Omit any picture, and return the remaining data exactly as written.

--- Start ---

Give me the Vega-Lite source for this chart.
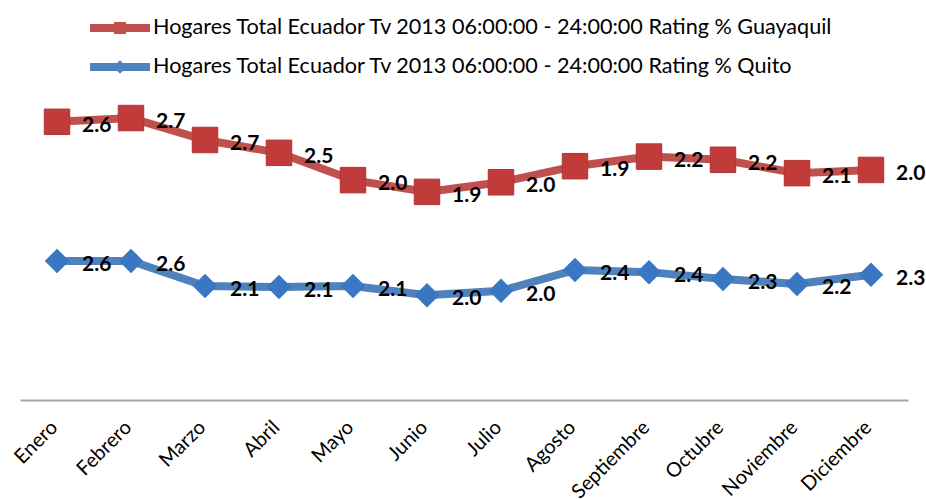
{
  "$schema": "https://vega.github.io/schema/vega-lite/v6.json",
  "width": 888,
  "height": 321,
  "autosize": {"type": "none"},
  "padding": {"left": 20, "top": 79, "right": 18, "bottom": 99},
  "background": "white",
  "config": {"view": {"stroke": null}, "font": "Lato"},
  "data": {"values": [
    {"month": "Enero", "series": "Hogares Total Ecuador Tv 2013 06:00:00 - 24:00:00 Rating % Quito", "ord": 0, "value": 2.6},
    {"month": "Febrero", "series": "Hogares Total Ecuador Tv 2013 06:00:00 - 24:00:00 Rating % Quito", "ord": 0, "value": 2.6},
    {"month": "Marzo", "series": "Hogares Total Ecuador Tv 2013 06:00:00 - 24:00:00 Rating % Quito", "ord": 0, "value": 2.13},
    {"month": "Abril", "series": "Hogares Total Ecuador Tv 2013 06:00:00 - 24:00:00 Rating % Quito", "ord": 0, "value": 2.11},
    {"month": "Mayo", "series": "Hogares Total Ecuador Tv 2013 06:00:00 - 24:00:00 Rating % Quito", "ord": 0, "value": 2.13},
    {"month": "Junio", "series": "Hogares Total Ecuador Tv 2013 06:00:00 - 24:00:00 Rating % Quito", "ord": 0, "value": 1.96},
    {"month": "Julio", "series": "Hogares Total Ecuador Tv 2013 06:00:00 - 24:00:00 Rating % Quito", "ord": 0, "value": 2.04},
    {"month": "Agosto", "series": "Hogares Total Ecuador Tv 2013 06:00:00 - 24:00:00 Rating % Quito", "ord": 0, "value": 2.43},
    {"month": "Septiembre", "series": "Hogares Total Ecuador Tv 2013 06:00:00 - 24:00:00 Rating % Quito", "ord": 0, "value": 2.39},
    {"month": "Octubre", "series": "Hogares Total Ecuador Tv 2013 06:00:00 - 24:00:00 Rating % Quito", "ord": 0, "value": 2.26},
    {"month": "Noviembre", "series": "Hogares Total Ecuador Tv 2013 06:00:00 - 24:00:00 Rating % Quito", "ord": 0, "value": 2.17},
    {"month": "Diciembre", "series": "Hogares Total Ecuador Tv 2013 06:00:00 - 24:00:00 Rating % Quito", "ord": 0, "value": 2.34},
    {"month": "Enero", "series": "Hogares Total Ecuador Tv 2013 06:00:00 - 24:00:00 Rating % Guayaquil", "ord": 1, "value": 2.6},
    {"month": "Febrero", "series": "Hogares Total Ecuador Tv 2013 06:00:00 - 24:00:00 Rating % Guayaquil", "ord": 1, "value": 2.67},
    {"month": "Marzo", "series": "Hogares Total Ecuador Tv 2013 06:00:00 - 24:00:00 Rating % Guayaquil", "ord": 1, "value": 2.73},
    {"month": "Abril", "series": "Hogares Total Ecuador Tv 2013 06:00:00 - 24:00:00 Rating % Guayaquil", "ord": 1, "value": 2.51},
    {"month": "Mayo", "series": "Hogares Total Ecuador Tv 2013 06:00:00 - 24:00:00 Rating % Guayaquil", "ord": 1, "value": 1.98},
    {"month": "Junio", "series": "Hogares Total Ecuador Tv 2013 06:00:00 - 24:00:00 Rating % Guayaquil", "ord": 1, "value": 1.93},
    {"month": "Julio", "series": "Hogares Total Ecuador Tv 2013 06:00:00 - 24:00:00 Rating % Guayaquil", "ord": 1, "value": 2.03},
    {"month": "Agosto", "series": "Hogares Total Ecuador Tv 2013 06:00:00 - 24:00:00 Rating % Guayaquil", "ord": 1, "value": 1.94},
    {"month": "Septiembre", "series": "Hogares Total Ecuador Tv 2013 06:00:00 - 24:00:00 Rating % Guayaquil", "ord": 1, "value": 2.16},
    {"month": "Octubre", "series": "Hogares Total Ecuador Tv 2013 06:00:00 - 24:00:00 Rating % Guayaquil", "ord": 1, "value": 2.23},
    {"month": "Noviembre", "series": "Hogares Total Ecuador Tv 2013 06:00:00 - 24:00:00 Rating % Guayaquil", "ord": 1, "value": 2.07},
    {"month": "Diciembre", "series": "Hogares Total Ecuador Tv 2013 06:00:00 - 24:00:00 Rating % Guayaquil", "ord": 1, "value": 1.96}
  ]},
  "transform": [
    {"stack": "value", "groupby": ["month"], "sort": [{"field": "ord", "order": "ascending"}], "as": ["v0", "v1"]}
  ],
  "encoding": {
    "x": {
      "field": "month", "type": "ordinal",
      "sort": ["Enero", "Febrero", "Marzo", "Abril", "Mayo", "Junio", "Julio", "Agosto", "Septiembre", "Octubre", "Noviembre", "Diciembre"],
      "scale": {"type": "point", "padding": 0.5},
      "axis": {
        "title": null, "labelAngle": -45, "labelAlign": "right", "labelBaseline": "middle",
        "labelPadding": 24, "labelOffset": -3, "labelFontSize": 20, "labelColor": "#000000",
        "ticks": false, "grid": false, "domainColor": "#a6a6a6", "domainWidth": 2, "labelFont": "Lato"
      }
    },
    "y": {"field": "v1", "type": "quantitative", "scale": {"domain": [0, 6], "nice": false, "zero": true}, "axis": null}
  },
  "layer": [
    {
      "transform": [{"filter": "datum.ord == 1"}],
      "mark": {"type": "line", "strokeWidth": 8, "color": "#c0504d"}
    },
    {
      "transform": [{"filter": "datum.ord == 0"}],
      "mark": {"type": "line", "strokeWidth": 8, "color": "#4f81bd"}
    },
    {
      "transform": [{"filter": "datum.ord == 1"}],
      "mark": {"type": "point", "shape": "square", "filled": true, "size": 650, "color": "#c23b3b", "opacity": 1, "stroke": "#b03535", "strokeWidth": 1}
    },
    {
      "transform": [{"filter": "datum.ord == 0"}],
      "mark": {"type": "point", "shape": "diamond", "filled": true, "size": 600, "color": "#3a77c2", "opacity": 1}
    },
    {
      "mark": {"type": "text", "align": "left", "baseline": "middle", "dx": 25, "dy": 4, "fontSize": 21, "fontWeight": "bold", "font": "Lato", "color": "#000000"},
      "encoding": {"text": {"field": "value", "type": "quantitative", "format": ".1f"}}
    },
    {
      "transform": [{"filter": "false"}],
      "mark": {"type": "point", "filled": true, "opacity": 1},
      "encoding": {
        "color": {"field": "series", "type": "nominal",
          "scale": {"domain": ["Hogares Total Ecuador Tv 2013 06:00:00 - 24:00:00 Rating % Guayaquil", "Hogares Total Ecuador Tv 2013 06:00:00 - 24:00:00 Rating % Quito"], "range": ["#c0504d", "#4f81bd"]},
          "legend": {"title": null, "orient": "none", "legendX": 84, "legendY": -67, "direction": "vertical",
            "symbolSize": 900, "symbolOpacity": 1, "labelFontSize": 21.6, "labelFont": "Lato", "labelColor": "#000000",
            "labelLimit": 900, "labelOffset": 17, "rowPadding": 12, "padding": 0}},
        "shape": {"field": "series", "type": "nominal",
          "scale": {"domain": ["Hogares Total Ecuador Tv 2013 06:00:00 - 24:00:00 Rating % Guayaquil", "Hogares Total Ecuador Tv 2013 06:00:00 - 24:00:00 Rating % Quito"],
            "range": ["M-2,-0.27H2V0.27H-2Z M-0.4,-0.4H0.4V0.4H-0.4Z", "M-2,-0.27H2V0.27H-2Z M0,-0.45L0.45,0L0,0.45L-0.45,0Z"]}}
      }
    }
  ]
}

--- End ---

_FINISHED ANSWER:_
Give me the Vega-Lite source for this chart.
{
  "$schema": "https://vega.github.io/schema/vega-lite/v6.json",
  "width": 888,
  "height": 321,
  "autosize": {"type": "none"},
  "padding": {"left": 20, "top": 79, "right": 18, "bottom": 99},
  "background": "white",
  "config": {"view": {"stroke": null}, "font": "Lato"},
  "data": {"values": [
    {"month": "Enero", "series": "Hogares Total Ecuador Tv 2013 06:00:00 - 24:00:00 Rating % Quito", "ord": 0, "value": 2.6},
    {"month": "Febrero", "series": "Hogares Total Ecuador Tv 2013 06:00:00 - 24:00:00 Rating % Quito", "ord": 0, "value": 2.6},
    {"month": "Marzo", "series": "Hogares Total Ecuador Tv 2013 06:00:00 - 24:00:00 Rating % Quito", "ord": 0, "value": 2.13},
    {"month": "Abril", "series": "Hogares Total Ecuador Tv 2013 06:00:00 - 24:00:00 Rating % Quito", "ord": 0, "value": 2.11},
    {"month": "Mayo", "series": "Hogares Total Ecuador Tv 2013 06:00:00 - 24:00:00 Rating % Quito", "ord": 0, "value": 2.13},
    {"month": "Junio", "series": "Hogares Total Ecuador Tv 2013 06:00:00 - 24:00:00 Rating % Quito", "ord": 0, "value": 1.96},
    {"month": "Julio", "series": "Hogares Total Ecuador Tv 2013 06:00:00 - 24:00:00 Rating % Quito", "ord": 0, "value": 2.04},
    {"month": "Agosto", "series": "Hogares Total Ecuador Tv 2013 06:00:00 - 24:00:00 Rating % Quito", "ord": 0, "value": 2.43},
    {"month": "Septiembre", "series": "Hogares Total Ecuador Tv 2013 06:00:00 - 24:00:00 Rating % Quito", "ord": 0, "value": 2.39},
    {"month": "Octubre", "series": "Hogares Total Ecuador Tv 2013 06:00:00 - 24:00:00 Rating % Quito", "ord": 0, "value": 2.26},
    {"month": "Noviembre", "series": "Hogares Total Ecuador Tv 2013 06:00:00 - 24:00:00 Rating % Quito", "ord": 0, "value": 2.17},
    {"month": "Diciembre", "series": "Hogares Total Ecuador Tv 2013 06:00:00 - 24:00:00 Rating % Quito", "ord": 0, "value": 2.34},
    {"month": "Enero", "series": "Hogares Total Ecuador Tv 2013 06:00:00 - 24:00:00 Rating % Guayaquil", "ord": 1, "value": 2.6},
    {"month": "Febrero", "series": "Hogares Total Ecuador Tv 2013 06:00:00 - 24:00:00 Rating % Guayaquil", "ord": 1, "value": 2.67},
    {"month": "Marzo", "series": "Hogares Total Ecuador Tv 2013 06:00:00 - 24:00:00 Rating % Guayaquil", "ord": 1, "value": 2.73},
    {"month": "Abril", "series": "Hogares Total Ecuador Tv 2013 06:00:00 - 24:00:00 Rating % Guayaquil", "ord": 1, "value": 2.51},
    {"month": "Mayo", "series": "Hogares Total Ecuador Tv 2013 06:00:00 - 24:00:00 Rating % Guayaquil", "ord": 1, "value": 1.98},
    {"month": "Junio", "series": "Hogares Total Ecuador Tv 2013 06:00:00 - 24:00:00 Rating % Guayaquil", "ord": 1, "value": 1.93},
    {"month": "Julio", "series": "Hogares Total Ecuador Tv 2013 06:00:00 - 24:00:00 Rating % Guayaquil", "ord": 1, "value": 2.03},
    {"month": "Agosto", "series": "Hogares Total Ecuador Tv 2013 06:00:00 - 24:00:00 Rating % Guayaquil", "ord": 1, "value": 1.94},
    {"month": "Septiembre", "series": "Hogares Total Ecuador Tv 2013 06:00:00 - 24:00:00 Rating % Guayaquil", "ord": 1, "value": 2.16},
    {"month": "Octubre", "series": "Hogares Total Ecuador Tv 2013 06:00:00 - 24:00:00 Rating % Guayaquil", "ord": 1, "value": 2.23},
    {"month": "Noviembre", "series": "Hogares Total Ecuador Tv 2013 06:00:00 - 24:00:00 Rating % Guayaquil", "ord": 1, "value": 2.07},
    {"month": "Diciembre", "series": "Hogares Total Ecuador Tv 2013 06:00:00 - 24:00:00 Rating % Guayaquil", "ord": 1, "value": 1.96}
  ]},
  "transform": [
    {"stack": "value", "groupby": ["month"], "sort": [{"field": "ord", "order": "ascending"}], "as": ["v0", "v1"]}
  ],
  "encoding": {
    "x": {
      "field": "month", "type": "ordinal",
      "sort": ["Enero", "Febrero", "Marzo", "Abril", "Mayo", "Junio", "Julio", "Agosto", "Septiembre", "Octubre", "Noviembre", "Diciembre"],
      "scale": {"type": "point", "padding": 0.5},
      "axis": {
        "title": null, "labelAngle": -45, "labelAlign": "right", "labelBaseline": "middle",
        "labelPadding": 24, "labelOffset": -3, "labelFontSize": 20, "labelColor": "#000000",
        "ticks": false, "grid": false, "domainColor": "#a6a6a6", "domainWidth": 2, "labelFont": "Lato"
      }
    },
    "y": {"field": "v1", "type": "quantitative", "scale": {"domain": [0, 6], "nice": false, "zero": true}, "axis": null}
  },
  "layer": [
    {
      "transform": [{"filter": "datum.ord == 1"}],
      "mark": {"type": "line", "strokeWidth": 8, "color": "#c0504d"}
    },
    {
      "transform": [{"filter": "datum.ord == 0"}],
      "mark": {"type": "line", "strokeWidth": 8, "color": "#4f81bd"}
    },
    {
      "transform": [{"filter": "datum.ord == 1"}],
      "mark": {"type": "point", "shape": "square", "filled": true, "size": 650, "color": "#c23b3b", "opacity": 1, "stroke": "#b03535", "strokeWidth": 1}
    },
    {
      "transform": [{"filter": "datum.ord == 0"}],
      "mark": {"type": "point", "shape": "diamond", "filled": true, "size": 600, "color": "#3a77c2", "opacity": 1}
    },
    {
      "mark": {"type": "text", "align": "left", "baseline": "middle", "dx": 25, "dy": 4, "fontSize": 21, "fontWeight": "bold", "font": "Lato", "color": "#000000"},
      "encoding": {"text": {"field": "value", "type": "quantitative", "format": ".1f"}}
    },
    {
      "transform": [{"filter": "false"}],
      "mark": {"type": "point", "filled": true, "opacity": 1},
      "encoding": {
        "color": {"field": "series", "type": "nominal",
          "scale": {"domain": ["Hogares Total Ecuador Tv 2013 06:00:00 - 24:00:00 Rating % Guayaquil", "Hogares Total Ecuador Tv 2013 06:00:00 - 24:00:00 Rating % Quito"], "range": ["#c0504d", "#4f81bd"]},
          "legend": {"title": null, "orient": "none", "legendX": 84, "legendY": -67, "direction": "vertical",
            "symbolSize": 900, "symbolOpacity": 1, "labelFontSize": 21.6, "labelFont": "Lato", "labelColor": "#000000",
            "labelLimit": 900, "labelOffset": 17, "rowPadding": 12, "padding": 0}},
        "shape": {"field": "series", "type": "nominal",
          "scale": {"domain": ["Hogares Total Ecuador Tv 2013 06:00:00 - 24:00:00 Rating % Guayaquil", "Hogares Total Ecuador Tv 2013 06:00:00 - 24:00:00 Rating % Quito"],
            "range": ["M-2,-0.27H2V0.27H-2Z M-0.4,-0.4H0.4V0.4H-0.4Z", "M-2,-0.27H2V0.27H-2Z M0,-0.45L0.45,0L0,0.45L-0.45,0Z"]}}
      }
    }
  ]
}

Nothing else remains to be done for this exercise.